Prompting higher-order
death receptor (DR) clustering by increasing the valency of DR agonist is efficient to induce apoptosis of
tumor cells. As an attractive DR agonist with superior biosafety, the trimeric
tumor necrosis factor-related apoptosis-inducing
ligand (TRAIL) exerts limited antitumor effect in patients, which is predominantly attributed to its low DR clustering ability and short serum half-life. Previous antibody scaffolds-based engineering strategies to increase the valency and/or prolong the serum half-life of TRAIL improve apoptosis induction, however, often produce large
proteins with poor
tumor penetration. Covalent
protein ligation mediated by small molecular superglues such as SpyTag/SpyCatcher might be a novel strategy to assemble higher-order TRAIL variants. Upon fusion to TRAIL promotor, SpyTag/SpyCatcher molecular superglue preferentially ligated two trimeric TRAIL to produce a hexameric TRAIL variant, HexaTR, exhibiting a significantly increased apoptosis induction. In addition, an
albumin-binding HexaTR, ABD-HexaTR, with a prolonged serum half-life by binding to endogenous
albumin was also produced using the same strategy. Compared to the trimeric TRAIL, the hexameric HexaTR and ABD-HexaTR showed 20-50 times greater in vivo antitumor effect, resulting in eradication of several types of large (150-300 mm3)

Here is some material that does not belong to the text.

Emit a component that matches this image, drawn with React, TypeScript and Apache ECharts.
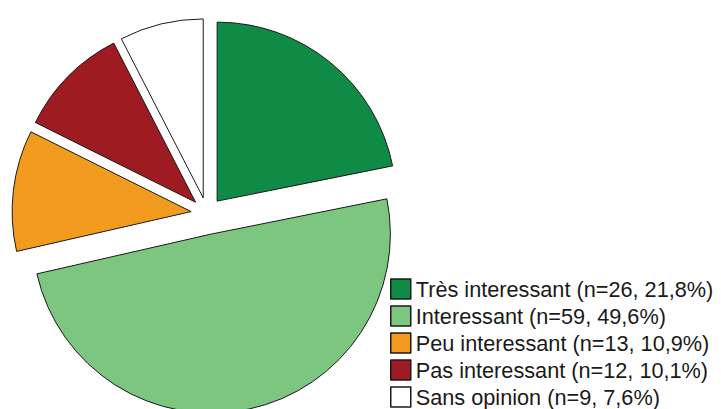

tumor xenografts. Combination with
bortezomib carried by
liposome further improved the antitumor effects of the hexavalent HexaTR and ABD-HexaTR in refractory
cancer. Our results indicate that the superglue-mediated higher-order assembly is promising to improve the DR clustering and proapoptotic signaling of TRAIL, showing great advantages in constructing the next generation of DR agonists for
cancer therapy.